— GOAL —
Extract, in full, the lines below, beginning at the first and ending with the line that contains "Serif', 'Times New". Pictures do not belong in the copy.

— RECORDED DATA —
= = = = = = =

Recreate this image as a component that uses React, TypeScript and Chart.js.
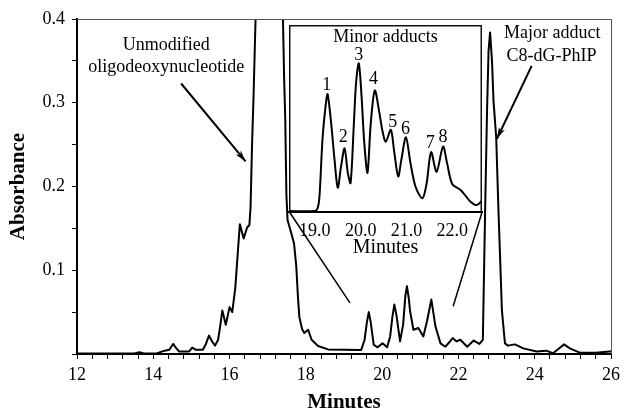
import React, { useEffect, useRef } from "react";
import { Chart, registerables } from "chart.js";
Chart.register(...registerables);

const FONT = "'Liberation Serif', 'Times New Roman', Times, serif";

// ---- main chromatogram ----
const minutes = [
  12.0, 12.8, 13.5, 13.64, 13.75, 14.1, 14.3, 14.42, 14.52, 14.6, 14.68, 14.94, 15.02, 15.12, 15.3,
  15.38, 15.46, 15.54, 15.62, 15.7, 15.76, 15.81, 15.9, 16.0, 16.07, 16.15, 16.22, 16.27, 16.37,
  16.46, 16.52, 16.55, 16.59, 16.63, 16.68, 16.75, 16.95, 17.2, 17.36, 17.4, 17.43, 17.46, 17.49,
  17.52, 17.62, 17.69, 17.75, 17.79, 17.83, 17.9, 17.96, 18.06, 18.15, 18.32, 18.58, 19.45, 19.54,
  19.6, 19.65, 19.7, 19.78, 19.88, 20.01, 20.13, 20.21, 20.27, 20.32, 20.38, 20.47, 20.55, 20.61,
  20.65, 20.7, 20.73, 20.82, 20.95, 21.08, 21.18, 21.29, 21.34, 21.4, 21.53, 21.66, 21.76, 21.85,
  21.95, 22.05, 22.23, 22.4, 22.55, 22.64, 22.7, 22.75, 22.79, 22.83, 22.88, 22.92, 22.99, 23.05,
  23.14, 23.22, 23.3, 23.48, 23.7, 24.05, 24.3, 24.48, 24.62, 24.77, 24.92, 25.18, 25.6, 25.96, 26.0,
];
const absorbance = [
  0.0005, 0.0005, 0.0005, 0.002, 0.0005, 0.001, 0.004, 0.005, 0.012, 0.007, 0.003, 0.003, 0.0075, 0.005, 0.005,
  0.012, 0.022, 0.015, 0.01, 0.017, 0.035, 0.052, 0.035, 0.056, 0.05, 0.079, 0.124, 0.155, 0.138,
  0.151, 0.154, 0.175, 0.251, 0.31, 0.398, 0.7, 1.2, 1.2, 0.7, 0.4, 0.33, 0.28, 0.19,
  0.16, 0.144, 0.132, 0.104, 0.07, 0.044, 0.03, 0.025, 0.029, 0.017, 0.0095, 0.0055, 0.0048, 0.017,
  0.038, 0.05, 0.038, 0.011, 0.008, 0.0127, 0.008, 0.021, 0.045, 0.059, 0.045, 0.015, 0.035, 0.07,
  0.081, 0.066, 0.052, 0.029, 0.031, 0.021, 0.04, 0.065, 0.05, 0.0325, 0.0127, 0.0087, 0.014, 0.019,
  0.015, 0.017, 0.0087, 0.016, 0.012, 0.017, 0.171, 0.29, 0.362, 0.384, 0.35, 0.302, 0.259, 0.171,
  0.052, 0.0127, 0.01, 0.0115, 0.0067, 0.003, 0.004, 0.001, 0.006, 0.0115, 0.0067, 0.0016, 0.0015, 0.003, 0.003,
];

// ---- inset (minor adducts) ----
const insetMinutes = [
  18.43, 19.0, 19.06, 19.1, 19.17, 19.25, 19.28, 19.35, 19.43, 19.5, 19.57, 19.65, 19.72, 19.78,
  19.85, 19.9, 19.96, 20.02, 20.08, 20.15, 20.22, 20.31, 20.41, 20.48, 20.55, 20.66, 20.73, 20.82,
  20.89, 20.99, 21.09, 21.2, 21.35, 21.44, 21.54, 21.66, 21.8, 21.89, 22.0, 22.17, 22.25, 22.4,
  22.54, 22.65,
];
const insetSignal = [
  0.005, 0.006, 0.02, 0.08, 0.4, 0.6, 0.63, 0.49, 0.28, 0.13, 0.24, 0.34, 0.21, 0.155,
  0.46, 0.69, 0.795, 0.62, 0.37, 0.21, 0.47, 0.65, 0.53, 0.43, 0.376, 0.44, 0.33, 0.19,
  0.28, 0.4, 0.26, 0.135, 0.073, 0.15, 0.32, 0.215, 0.35, 0.26, 0.15, 0.12, 0.1, 0.055,
  0.037, 0.06,
];
const insetTicks = [19, 20, 21, 22];
const peakNames = ["1", "2", "3", "4", "5", "6", "7", "8"];
const peakNameMinutes = [19.26, 19.62, 19.96, 20.28, 20.7, 20.98, 21.52, 21.8];
const peakNameLevel = [0.68, 0.4, 0.84, 0.71, 0.48, 0.44, 0.37, 0.4];

// inset box location in main-chart data coordinates
const insetBoxMinutes = [17.57, 22.62];
const insetBoxLevels = [0.1696, 0.3928];
const connectorEnds = [
  [19.156, 0.061],
  [21.862, 0.057],
];

function arrow(ctx: CanvasRenderingContext2D, x1: number, y1: number, x2: number, y2: number) {
  ctx.beginPath();
  ctx.moveTo(x1, y1);
  ctx.lineTo(x2, y2);
  ctx.stroke();
  const a = Math.atan2(y2 - y1, x2 - x1);
  const h = 12;
  ctx.beginPath();
  ctx.moveTo(x2, y2);
  ctx.lineTo(x2 - h * Math.cos(a - 0.28), y2 - h * Math.sin(a - 0.28));
  ctx.lineTo(x2 - h * 0.7 * Math.cos(a), y2 - h * 0.7 * Math.sin(a));
  ctx.lineTo(x2 - h * Math.cos(a + 0.28), y2 - h * Math.sin(a + 0.28));
  ctx.closePath();
  ctx.fill();
}

const mainDecor = {
  id: "mainDecor",
  afterDraw(chart: any) {
    const { ctx, chartArea: ca, scales } = chart;
    const x = scales.x, y = scales.y;
    ctx.save();
    ctx.strokeStyle = "#555";
    ctx.lineWidth = 1;
    ctx.beginPath();
    ctx.moveTo(ca.left, ca.top + 0.5);
    ctx.lineTo(ca.right + 0.5, ca.top + 0.5);
    ctx.lineTo(ca.right + 0.5, ca.bottom);
    ctx.stroke();

    ctx.fillStyle = "#000";
    ctx.strokeStyle = "#000";
    ctx.textAlign = "center";
    ctx.textBaseline = "middle";
    ctx.font = `18px ${FONT}`;
    ctx.fillText("Unmodified", x.getPixelForValue(14.34), y.getPixelForValue(0.369));
    ctx.fillText("oligodeoxynucleotide", x.getPixelForValue(14.34), y.getPixelForValue(0.342));
    ctx.fillText("Major adduct", x.getPixelForValue(24.46), y.getPixelForValue(0.383));
    ctx.fillText("C8-dG-PhIP", x.getPixelForValue(24.44), y.getPixelForValue(0.356));

    ctx.lineWidth = 2;
    arrow(ctx, x.getPixelForValue(14.73), y.getPixelForValue(0.323), x.getPixelForValue(16.42), y.getPixelForValue(0.23));
    arrow(ctx, x.getPixelForValue(23.92), y.getPixelForValue(0.344), x.getPixelForValue(23.01), y.getPixelForValue(0.257));

    ctx.lineWidth = 1.5;
    ctx.beginPath();
    ctx.moveTo(x.getPixelForValue(insetBoxMinutes[0]), y.getPixelForValue(insetBoxLevels[0]));
    ctx.lineTo(x.getPixelForValue(connectorEnds[0][0]), y.getPixelForValue(connectorEnds[0][1]));
    ctx.moveTo(x.getPixelForValue(insetBoxMinutes[1]), y.getPixelForValue(insetBoxLevels[0]));
    ctx.lineTo(x.getPixelForValue(connectorEnds[1][0]), y.getPixelForValue(connectorEnds[1][1]));
    ctx.stroke();

    ctx.font = `bold 21px ${FONT}`;
    ctx.fillText("Minutes", (ca.left + ca.right) / 2, ca.bottom + 49);
    ctx.save();
    ctx.translate(19, (ca.top + ca.bottom) / 2);
    ctx.rotate(-Math.PI / 2);
    ctx.fillText("Absorbance", 0, 0);
    ctx.restore();
    ctx.restore();
  },
};

const insetDecor = {
  id: "insetDecor",
  beforeDraw(chart: any) {
    const { ctx, chartArea: ca } = chart;
    ctx.save();
    ctx.fillStyle = "#fff";
    ctx.fillRect(ca.left, ca.top, ca.right - ca.left, ca.bottom - ca.top);
    ctx.restore();
  },
  afterDraw(chart: any) {
    const { ctx, chartArea: ca, scales } = chart;
    const x = scales.x, y = scales.y;
    ctx.save();
    ctx.strokeStyle = "#111";
    ctx.lineWidth = 1.5;
    ctx.beginPath();
    ctx.moveTo(ca.left + 0.75, ca.bottom);
    ctx.lineTo(ca.left + 0.75, ca.top + 0.75);
    ctx.lineTo(ca.right - 0.75, ca.top + 0.75);
    ctx.lineTo(ca.right - 0.75, ca.bottom);
    ctx.stroke();
    ctx.fillStyle = "#000";
    ctx.textAlign = "center";
    ctx.textBaseline = "middle";
    ctx.font = `18px ${FONT}`;
    ctx.fillText("Minor adducts", (ca.left + ca.right) / 2, y.getPixelForValue(0.936));
    peakNames.forEach((n, i) => {
      ctx.fillText(n, x.getPixelForValue(peakNameMinutes[i]), y.getPixelForValue(peakNameLevel[i]));
    });
    ctx.font = `20px ${FONT}`;
    ctx.fillText("Minutes", (ca.left + ca.right) / 2, ca.bottom + 36);
    ctx.restore();
  },
};

export default function App() {
  const mainRef = useRef<HTMLCanvasElement>(null);
  const insetRef = useRef<HTMLCanvasElement>(null);

  useEffect(() => {
    Chart.defaults.font.family = FONT;
    Chart.defaults.font.size = 18;
    Chart.defaults.color = "#000";

    const main = new Chart(mainRef.current!, {
      type: "line",
      data: {
        datasets: [
          {
            data: minutes.map((t, i) => ({ x: t, y: absorbance[i] })),
            borderColor: "#000",
            borderWidth: 2,
            pointRadius: 0,
            tension: 0,
            clip: 0,
            borderJoinStyle: "round",
          } as any,
        ],
      },
      options: {
        responsive: false,
        animation: false,
        events: [],
        layout: { padding: { top: 19, right: 10, left: 0, bottom: 0 } },
        plugins: { legend: { display: false }, tooltip: { enabled: false } },
        scales: {
          x: {
            type: "linear",
            min: 12,
            max: 26,
            afterFit: (s: any) => { s.height = 58; },
            ticks: {
              stepSize: 0.4,
              autoSkip: false,
              maxRotation: 0,
              padding: 5,
              callback: (v: any) => {
                const r = Math.round(v);
                return Math.abs(v - r) < 1e-6 && r % 2 === 0 ? String(r) : "";
              },
            },
            grid: { drawOnChartArea: false, tickLength: 5, color: "#000", tickWidth: 1 },
            border: { color: "#000", width: 2 },
          },
          y: {
            type: "linear",
            min: 0,
            max: 0.4,
            afterFit: (s: any) => { s.width = 77; },
            ticks: {
              stepSize: 0.05,
              autoSkip: false,
              padding: 7,
              callback: (v: any) => {
                const r = Math.round(v * 10);
                return Math.abs(v * 10 - r) < 1e-6 && r > 0 ? (r / 10).toFixed(1) : "";
              },
            },
            grid: { drawOnChartArea: false, tickLength: 5, color: "#000", tickWidth: 1 },
            border: { color: "#000", width: 2 },
          },
        },
      },
      plugins: [mainDecor],
    } as any);

    const xs: any = main.scales.x;
    const ys: any = main.scales.y;
    const L = xs.getPixelForValue(insetBoxMinutes[0]);
    const R = xs.getPixelForValue(insetBoxMinutes[1]);
    const T = ys.getPixelForValue(insetBoxLevels[1]);
    const B = ys.getPixelForValue(insetBoxLevels[0]);
    const pad = 10;
    const below = 50;
    const ic = insetRef.current!;
    const w = Math.round(R - L + 2 * pad);
    const h = Math.round(B - T + pad + below);
    ic.width = w;
    ic.height = h;
    ic.style.width = w + "px";
    ic.style.height = h + "px";
    ic.style.left = Math.round(L - pad) + "px";
    ic.style.top = Math.round(T - pad) + "px";

    const inset = new Chart(ic, {
      type: "line",
      data: {
        datasets: [
          {
            data: insetMinutes.map((t, i) => ({ x: t, y: insetSignal[i] })),
            borderColor: "#000",
            borderWidth: 2,
            pointRadius: 0,
            tension: 0.3,
            clip: 0,
          } as any,
        ],
      },
      options: {
        responsive: false,
        animation: false,
        events: [],
        layout: { padding: { top: pad, right: pad, left: pad, bottom: 0 } },
        plugins: { legend: { display: false }, tooltip: { enabled: false } },
        scales: {
          x: {
            type: "linear",
            min: 18.435,
            max: 22.652,
            afterFit: (s: any) => { s.height = below; },
            afterBuildTicks: (s: any) => { s.ticks = insetTicks.map((v) => ({ value: v })); },
            ticks: { autoSkip: false, maxRotation: 0, padding: 0, callback: (v: any) => Number(v).toFixed(1) },
            grid: { display: false },
            border: { color: "#000", width: 2 },
          },
          y: { display: false, min: 0, max: 1 },
        },
      },
      plugins: [insetDecor],
    } as any);

    return () => {
      inset.destroy();
      main.destroy();
    };
  }, []);

  return (
    <div style={{ position: "absolute", left: 0, top: 0, width: 625, height: 412, background: "#fff" }}>
      <canvas ref={mainRef} width={625} height={412} style={{ position: "absolute", left: 0, top: 0, width: 625, height: 412 }} />
      <canvas ref={insetRef} style={{ position: "absolute" }} />
    </div>
  );
}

= = = = = = =

— TASK ANSWER —
Recreate this image as a component that uses React, TypeScript and Chart.js.
import React, { useEffect, useRef } from "react";
import { Chart, registerables } from "chart.js";
Chart.register(...registerables);

const FONT = "'Liberation Serif', 'Times New Roman', Times, serif";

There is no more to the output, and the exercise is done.